_SOURCE DATA:_
□ □ □ □

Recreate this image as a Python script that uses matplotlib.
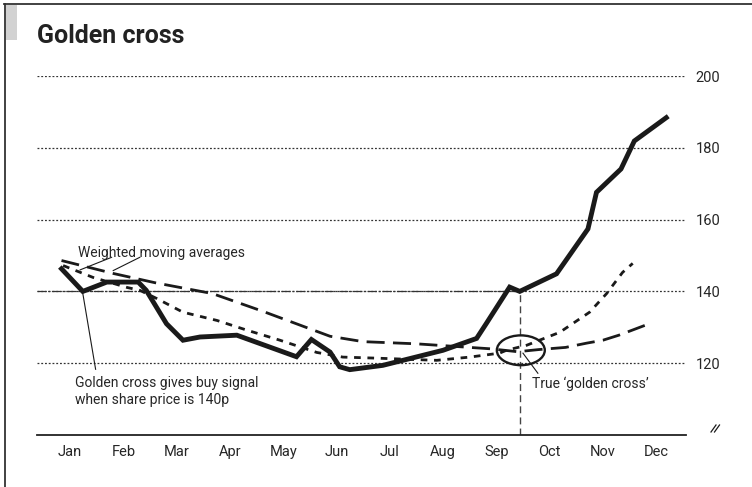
import matplotlib
matplotlib.use('Agg')
import matplotlib.pyplot as plt
from matplotlib.patches import Ellipse, Rectangle
from matplotlib.lines import Line2D

plt.rcParams['font.family'] = ['Roboto', 'DejaVu Sans']

# month labels along the bottom, one per index 0..11
months = ['Jan', 'Feb', 'Mar', 'Apr', 'May', 'Jun',
          'Jul', 'Aug', 'Sep', 'Oct', 'Nov', 'Dec']
y_ticks = [120, 140, 160, 180, 200]

# share price (x = fractional month index)
price_x = [-0.16, 0.24, 0.69, 1.28, 1.43, 1.81, 2.12, 2.44, 3.13, 4.25, 4.53,
           4.88, 5.06, 5.25, 5.87, 7.0, 7.63, 7.81, 8.25, 8.44, 9.13, 9.72,
           9.88, 10.34, 10.59, 11.19]
price_y = [146.3, 140.0, 142.6, 142.6, 140.3, 131.0, 126.4, 127.3, 127.8, 121.8,
           126.6, 123.1, 119.0, 118.2, 119.4, 123.6, 126.9, 131.0, 141.2, 140.0,
           144.9, 157.4, 167.6, 174.1, 181.9, 188.4]

# long-period weighted moving average
long_x = [-0.16, 0.81, 1.6, 2.67, 3.61, 4.88, 5.5, 6.5, 7.9, 8.4, 8.8, 9.3,
          9.7, 10.0, 10.3, 10.8]
long_y = [148.6, 145.0, 142.4, 139.4, 134.5, 127.5, 126.0, 125.4, 124.0, 123.2,
          123.8, 124.4, 125.6, 126.4, 127.8, 130.6]

# short-period weighted moving average
short_x = [-0.13, 0.43, 1.07, 1.31, 1.63, 2.12, 2.76, 3.32, 3.94, 4.63, 5.12,
           5.76, 6.88, 7.5, 8.06, 8.19, 8.57, 8.81, 9.19, 9.75, 10.07, 10.37,
           10.56]
short_y = [147.2, 143.9, 141.1, 140.3, 138.0, 134.2, 131.9, 129.2, 126.4, 123.0,
           121.7, 121.4, 120.8, 121.7, 122.8, 123.6, 125.0, 126.4, 128.6, 134.2,
           139.4, 145.3, 147.8]

cross_x = 8.44
cross_y = 140
signal_price = 140

ink = '#1a1a1a'
txt = '#262626'

fig = plt.figure(figsize=(7.52, 4.87), dpi=100)
ax = fig.add_axes([37 / 752, 1 - 435 / 487, 649 / 752, 359 / 487])
ax.set_xlim(-0.62, 11.56)
ax.set_ylim(100, 200)

# dotted gridlines
for v in y_ticks:
    ax.axhline(v, color='#333333', lw=0.9, ls=(0, (1.5, 1.5)), zorder=1)

# dash-dot line at the signal price up to the true cross
ax.plot([-0.62, cross_x], [signal_price, signal_price], color='#333333',
        lw=0.9, ls=(0, (7, 1.5, 1.5, 1.5)), zorder=1)
# vertical dashed marker at the true cross
ax.plot([cross_x, cross_x], [100, cross_y], color='#444444', lw=1.0,
        ls=(0, (5, 3)), zorder=1)

ax.plot(long_x, long_y, color=ink, lw=2.0, ls=(0, (6.5, 3.0)), zorder=3)
ax.plot(short_x, short_y, color=ink, lw=2.0, ls=(0, (2.4, 2.4)), zorder=3)
ax.plot(price_x, price_y, color=ink, lw=3.5, solid_joinstyle='miter', zorder=4)

ax.add_patch(Ellipse((8.46, 123.6), 0.9, 8.3, fill=False, ec=ink, lw=1.7,
                     zorder=5))

# annotations
ax.text(0.15, 150.8, 'Weighted moving averages', fontsize=10, color=txt,
        va='center', ha='left')
ax.plot([0.78, 0.19], [149.5, 146.0], color=ink, lw=0.8)
ax.plot([1.31, 0.81], [149.5, 145.8], color=ink, lw=0.8)

ax.text(0.09, 116.3, 'Golden cross gives buy signal\nwhen share price is 140p',
        fontsize=10, color=txt, va='top', ha='left', linespacing=1.2)
ax.plot([0.24, 0.48], [139.4, 118.3], color=ink, lw=0.8)

ax.text(8.67, 114.2, 'True \u2018golden cross\u2019', fontsize=10, color=txt,
        va='center', ha='left')
ax.plot([8.5, 8.78], [122.8, 117.2], color=ink, lw=0.8)

# axes styling
for s in ['top', 'right', 'left']:
    ax.spines[s].set_visible(False)
ax.spines['bottom'].set_color('#222222')
ax.spines['bottom'].set_linewidth(1.3)
ax.set_xticks(range(len(months)))
ax.set_xticklabels(months)
ax.set_yticks(y_ticks)
ax.yaxis.tick_right()
ax.tick_params(axis='x', length=0, pad=7, labelsize=10.5, labelcolor=txt)
ax.tick_params(axis='y', length=0, pad=7, labelsize=10.5, labelcolor=txt)

# axis break mark
W, H = 752, 487
for dx in (0, 3.5):
    fig.add_artist(Line2D([(711 + dx) / W, (716 + dx) / W],
                          [1 - 432 / H, 1 - 425 / H], color=ink, lw=0.9))

# title and frame
fig.text(37 / W, 1 - 43 / H, 'Golden cross', fontsize=18, fontweight='bold',
         color='#222222', va='baseline', ha='left')
fig.add_artist(Line2D([4 / W, 1], [1 - 4 / H, 1 - 4 / H], color='#333333',
                      lw=1.3))
fig.add_artist(Line2D([4.5 / W, 4.5 / W], [0, 1 - 4 / H], color='#333333',
                      lw=1.3))
fig.add_artist(Rectangle((5.5 / W, 1 - 40 / H), 11.5 / W, 35 / H,
                         transform=fig.transFigure, color='#d2d2d2', lw=0))

fig.savefig('out.png', dpi=100)
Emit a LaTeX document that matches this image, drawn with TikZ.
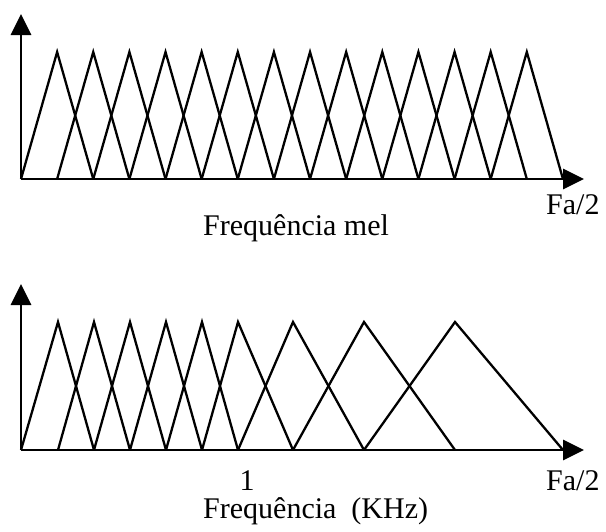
\documentclass[tikz,border=0pt]{standalone}
\usepackage{fontspec}
\setmainfont{Liberation Serif}
\usetikzlibrary{arrows.meta}
\begin{document}
\begin{tikzpicture}[x=1pt,y=-1pt,
  axisline/.style={line width=2.8pt,-{Triangle[length=21pt,width=20pt]}},
  tri/.style={line width=2.3pt,line join=miter},
  lbl/.style={font=\fontsize{30}{35}\selectfont,inner sep=0pt,anchor=base west}]
\useasboundingbox (0,0) rectangle (606,531);
% ---------- top panel (mel) ----------
\coordinate (O1) at (21,179);
\draw[axisline] (O1) -- (21,14);
\draw[axisline] (O1) -- (584,179);
\foreach \i in {1,...,14}{
  \pgfmathsetmacro{\a}{21+36.13*(\i-1)}
  \pgfmathsetmacro{\p}{21+36.13*\i}
  \pgfmathsetmacro{\b}{21+36.13*(\i+1)}
  \draw[tri] (\a,179) -- (\p,52) -- (\b,179);
}
\node[lbl] (fa1) at (546,214) {Fa/2};
\node[lbl] (mel) at (203,235) {Frequência mel};
% ---------- bottom panel (Hz) ----------
\coordinate (O2) at (21,450);
\draw[axisline] (O2) -- (21,284);
\draw[axisline] (O2) -- (584,450);
\foreach \a/\p/\b in {21/58/94, 58/94/130, 94/130/166, 130/166/202, 166/202/238,
                      202/238/293, 238/293/364, 293/364/455, 364/455/563}{
  \draw[tri] (\a,450) -- (\p,322) -- (\b,450);
}
\node[lbl,anchor=base] (one) at (247,490) {1};
\node[lbl] (fa2) at (546,490) {Fa/2};
\node[lbl] (khz) at (203,518) {Frequência\ \ (KHz)};
\end{tikzpicture}
\end{document}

□ □ □ □

_WORK INSTRUCTIONS:_ Set down again, exactly, the lines of the material above from its first line to the one with "from matplotlib.lines import Line2D", inclusive. Leave the pictures out.

_RESULT FOR THIS EXERCISE:_
Recreate this image as a Python script that uses matplotlib.
import matplotlib
matplotlib.use('Agg')
import matplotlib.pyplot as plt
from matplotlib.patches import Ellipse, Rectangle
from matplotlib.lines import Line2D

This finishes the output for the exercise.